Data extract -
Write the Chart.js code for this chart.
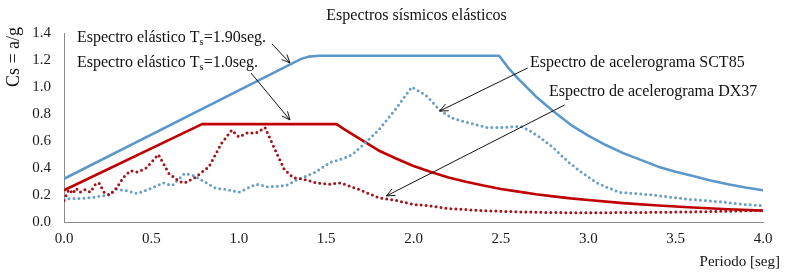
<!DOCTYPE html>
<html><head><meta charset="utf-8">
<script src="https://cdn.jsdelivr.net/npm/chart.js@4/dist/chart.umd.min.js"></script>
<style>html,body{margin:0;padding:0;background:#fff}canvas{display:block}</style>
</head><body>
<canvas id="c" width="786" height="273"></canvas>
<script>
// ---- Data ----
const elastic190T  = [0, 1.36, 1.40, 1.46, 2.49, 2.55, 2.60, 2.70, 2.80, 2.90, 3.00, 3.10, 3.20, 3.30, 3.40, 3.50, 3.60, 3.70, 3.80, 3.90, 4.00];
const elastic190Cs = [0.32, 1.21, 1.225, 1.232, 1.232, 1.13, 1.06, 0.93, 0.82, 0.72, 0.64, 0.57, 0.51, 0.46, 0.41, 0.373, 0.34, 0.308, 0.28, 0.256, 0.235];

const elastic100T  = [0, 0.79, 1.56, 1.60, 1.70, 1.80, 1.90, 2.00, 2.10, 2.20, 2.30, 2.40, 2.50, 2.60, 2.70, 2.80, 2.90, 3.00, 3.20, 3.40, 3.60, 3.80, 4.00];
const elastic100Cs = [0.235, 0.725, 0.725, 0.69, 0.61, 0.53, 0.47, 0.415, 0.37, 0.33, 0.298, 0.27, 0.245, 0.225, 0.206, 0.19, 0.175, 0.163, 0.14, 0.122, 0.107, 0.095, 0.084];

const sct85T  = [0, 0.05, 0.10, 0.15, 0.20, 0.26, 0.30, 0.36, 0.42, 0.50, 0.57, 0.62, 0.69, 0.75, 0.80, 0.87, 0.93, 1.00, 1.05, 1.10, 1.17, 1.27, 1.33, 1.44, 1.52, 1.60, 1.65, 1.71, 1.80, 1.90, 1.99, 2.07, 2.15, 2.22, 2.30, 2.42, 2.52, 2.61, 2.66, 2.72, 2.80, 2.89, 2.97, 3.05, 3.12, 3.18, 3.37, 3.56, 3.75, 3.90, 4.00];
const sct85Cs = [0.17, 0.175, 0.175, 0.18, 0.19, 0.20, 0.245, 0.23, 0.21, 0.25, 0.29, 0.27, 0.36, 0.34, 0.30, 0.25, 0.24, 0.22, 0.25, 0.28, 0.26, 0.27, 0.31, 0.37, 0.44, 0.47, 0.50, 0.57, 0.68, 0.84, 1.00, 0.94, 0.83, 0.77, 0.74, 0.70, 0.70, 0.71, 0.68, 0.63, 0.55, 0.44, 0.36, 0.29, 0.25, 0.22, 0.20, 0.17, 0.15, 0.13, 0.12];

const dx37T  = [0, 0.02, 0.03, 0.05, 0.07, 0.09, 0.12, 0.15, 0.18, 0.20, 0.23, 0.26, 0.30, 0.34, 0.38, 0.42, 0.47, 0.54, 0.60, 0.66, 0.69, 0.75, 0.83, 0.90, 0.96, 1.00, 1.05, 1.10, 1.15, 1.21, 1.26, 1.31, 1.39, 1.44, 1.52, 1.58, 1.69, 1.80, 1.90, 2.00, 2.09, 2.20, 2.38, 2.60, 2.80, 3.00, 3.20, 3.40, 3.60, 3.80, 4.00];
const dx37Cs = [0.16, 0.22, 0.24, 0.21, 0.25, 0.22, 0.24, 0.22, 0.28, 0.29, 0.22, 0.20, 0.25, 0.33, 0.38, 0.37, 0.40, 0.50, 0.36, 0.30, 0.29, 0.33, 0.41, 0.58, 0.68, 0.63, 0.66, 0.66, 0.70, 0.53, 0.39, 0.33, 0.31, 0.29, 0.28, 0.29, 0.24, 0.18, 0.16, 0.13, 0.12, 0.10, 0.085, 0.075, 0.07, 0.068, 0.07, 0.072, 0.075, 0.08, 0.086];

const xTickLabels = ['0.0', '0.5', '1.0', '1.5', '2.0', '2.5', '3.0', '3.5', '4.0'];
const yTickLabels = ['0.0', '0.2', '0.4', '0.6', '0.8', '1.0', '1.2', '1.4'];

const titleText = 'Espectros sísmicos elásticos';
const yTitle = 'Cs = a/g';
const xTitle = 'Periodo [seg]';

// annotation texts: [before subscript, subscript, after]
const labelTs190 = ['Espectro elástico T', 's', '=1.90seg.'];
const labelTs100 = ['Espectro elástico T', 's', '=1.0seg.'];
const labelSCT = 'Espectro de acelerograma SCT85';
const labelDX = 'Espectro de acelerograma DX37';

// ---- helpers ----
const pts = (xs, ys) => xs.map((x, i) => ({x: x, y: ys[i]}));
const SERIF = '"Liberation Serif", "Times New Roman", serif';
const BLUE = '#5b98c9';
const BLUE_DOT = '#6a9ec6';
const RED = '#c00000';
const RED_DOT = '#a3131b';

// annotation anchors in data units (T, Cs)
const notes = [
  {type: 'sub', parts: labelTs190, at: [0.074, 1.333], from: [1.19, 1.319], to: [1.293, 1.178]},
  {type: 'sub', parts: labelTs100, at: [0.074, 1.148], from: [1.07, 1.104], to: [1.293, 0.756]},
  {type: 'txt', text: labelSCT, at: [2.667, 1.148], from: [2.653, 1.141], to: [2.15, 0.822]},
  {type: 'txt', text: labelDX, at: [2.775, 0.933], from: [2.865, 0.867], to: [1.845, 0.193]}
];

const annotPlugin = {
  id: 'annot',
  afterDraw(chart) {
    const ctx = chart.ctx, xs = chart.scales.x, ys = chart.scales.y, ca = chart.chartArea;
    const px = v => xs.getPixelForValue(v), py = v => ys.getPixelForValue(v);
    ctx.save();
    ctx.fillStyle = '#111';
    ctx.textBaseline = 'alphabetic';
    // title
    ctx.font = '16px ' + SERIF;
    ctx.textAlign = 'center';
    ctx.fillText(titleText, (ca.left + ca.right) / 2 + 3, 20);
    // y title
    ctx.save();
    ctx.translate(19, 57);
    ctx.rotate(-Math.PI / 2);
    ctx.font = '18px ' + SERIF;
    ctx.fillText(yTitle, 0, 0);
    ctx.restore();
    // x title
    ctx.font = '15px ' + SERIF;
    ctx.textAlign = 'right';
    ctx.fillText(xTitle, 780, 266);
    // annotations
    ctx.textAlign = 'left';
    notes.forEach(n => {
      let x = px(n.at[0]), y = py(n.at[1]);
      if (n.type === 'sub') {
        ctx.font = '16px ' + SERIF;
        ctx.fillText(n.parts[0], x, y); x += ctx.measureText(n.parts[0]).width;
        ctx.font = '10.5px ' + SERIF;
        ctx.fillText(n.parts[1], x, y + 3); x += ctx.measureText(n.parts[1]).width;
        ctx.font = '16px ' + SERIF;
        ctx.fillText(n.parts[2], x, y);
      } else {
        ctx.font = '16px ' + SERIF;
        ctx.fillText(n.text, x, y);
      }
      // arrow
      const x1 = px(n.from[0]), y1 = py(n.from[1]), x2 = px(n.to[0]), y2 = py(n.to[1]);
      ctx.strokeStyle = '#111'; ctx.lineWidth = 1;
      ctx.beginPath(); ctx.moveTo(x1, y1); ctx.lineTo(x2, y2); ctx.stroke();
      const a = Math.atan2(y2 - y1, x2 - x1), L = 9, w = 0.42;
      ctx.beginPath();
      ctx.moveTo(x2 - L * Math.cos(a - w), y2 - L * Math.sin(a - w));
      ctx.lineTo(x2, y2);
      ctx.lineTo(x2 - L * Math.cos(a + w), y2 - L * Math.sin(a + w));
      ctx.stroke();
    });
    ctx.restore();
  }
};

const solid = (data, color) => ({data, borderColor: color, borderWidth: 2.6, pointRadius: 0, fill: false, tension: 0, borderJoinStyle: 'round'});
const dotted = (data, color) => ({data, borderColor: color, borderWidth: 3, pointRadius: 0, fill: false, tension: 0, borderDash: [0, 5], borderCapStyle: 'round'});

new Chart(document.getElementById('c'), {
  type: 'line',
  data: {
    datasets: [
      dotted(pts(dx37T, dx37Cs), RED_DOT),
      dotted(pts(sct85T, sct85Cs), BLUE_DOT),
      solid(pts(elastic100T, elastic100Cs), RED),
      solid(pts(elastic190T, elastic190Cs), BLUE)
    ]
  },
  options: {
    responsive: false,
    animation: false,
    devicePixelRatio: 1,
    layout: {padding: {top: 33, right: 23, bottom: 0, left: 0}},
    plugins: {legend: {display: false}, tooltip: {enabled: false}, title: {display: false}},
    scales: {
      x: {
        type: 'linear', min: 0, max: 4,
        grid: {display: false, drawTicks: false},
        border: {display: true, color: '#8a8a8a', width: 1},
        ticks: {stepSize: 0.5, padding: 8, color: '#1a1a1a', font: {family: SERIF, size: 15},
                callback: v => xTickLabels[Math.round(v / 0.5)], maxRotation: 0, autoSkip: false},
        afterFit: s => { s.height = 51; }
      },
      y: {
        type: 'linear', min: 0, max: 1.4,
        grid: {display: false, drawTicks: false},
        border: {display: true, color: '#8a8a8a', width: 1},
        ticks: {stepSize: 0.2, padding: 13, color: '#1a1a1a', font: {family: SERIF, size: 15},
                callback: v => yTickLabels[Math.round(v / 0.2)]},
        afterFit: s => { s.width = 64; }
      }
    }
  },
  plugins: [annotPlugin]
});
</script>
</body></html>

Task to carry out -
Everything from the first line to the line with "0.15, 0.13, 0.12];" must be repeated exactly, and nothing else. Leave the pictures out.

Exercise response -
Write the Chart.js code for this chart.
<!DOCTYPE html>
<html><head><meta charset="utf-8">
<script src="https://cdn.jsdelivr.net/npm/chart.js@4/dist/chart.umd.min.js"></script>
<style>html,body{margin:0;padding:0;background:#fff}canvas{display:block}</style>
</head><body>
<canvas id="c" width="786" height="273"></canvas>
<script>
// ---- Data ----
const elastic190T  = [0, 1.36, 1.40, 1.46, 2.49, 2.55, 2.60, 2.70, 2.80, 2.90, 3.00, 3.10, 3.20, 3.30, 3.40, 3.50, 3.60, 3.70, 3.80, 3.90, 4.00];
const elastic190Cs = [0.32, 1.21, 1.225, 1.232, 1.232, 1.13, 1.06, 0.93, 0.82, 0.72, 0.64, 0.57, 0.51, 0.46, 0.41, 0.373, 0.34, 0.308, 0.28, 0.256, 0.235];

const elastic100T  = [0, 0.79, 1.56, 1.60, 1.70, 1.80, 1.90, 2.00, 2.10, 2.20, 2.30, 2.40, 2.50, 2.60, 2.70, 2.80, 2.90, 3.00, 3.20, 3.40, 3.60, 3.80, 4.00];
const elastic100Cs = [0.235, 0.725, 0.725, 0.69, 0.61, 0.53, 0.47, 0.415, 0.37, 0.33, 0.298, 0.27, 0.245, 0.225, 0.206, 0.19, 0.175, 0.163, 0.14, 0.122, 0.107, 0.095, 0.084];

const sct85T  = [0, 0.05, 0.10, 0.15, 0.20, 0.26, 0.30, 0.36, 0.42, 0.50, 0.57, 0.62, 0.69, 0.75, 0.80, 0.87, 0.93, 1.00, 1.05, 1.10, 1.17, 1.27, 1.33, 1.44, 1.52, 1.60, 1.65, 1.71, 1.80, 1.90, 1.99, 2.07, 2.15, 2.22, 2.30, 2.42, 2.52, 2.61, 2.66, 2.72, 2.80, 2.89, 2.97, 3.05, 3.12, 3.18, 3.37, 3.56, 3.75, 3.90, 4.00];
const sct85Cs = [0.17, 0.175, 0.175, 0.18, 0.19, 0.20, 0.245, 0.23, 0.21, 0.25, 0.29, 0.27, 0.36, 0.34, 0.30, 0.25, 0.24, 0.22, 0.25, 0.28, 0.26, 0.27, 0.31, 0.37, 0.44, 0.47, 0.50, 0.57, 0.68, 0.84, 1.00, 0.94, 0.83, 0.77, 0.74, 0.70, 0.70, 0.71, 0.68, 0.63, 0.55, 0.44, 0.36, 0.29, 0.25, 0.22, 0.20, 0.17, 0.15, 0.13, 0.12];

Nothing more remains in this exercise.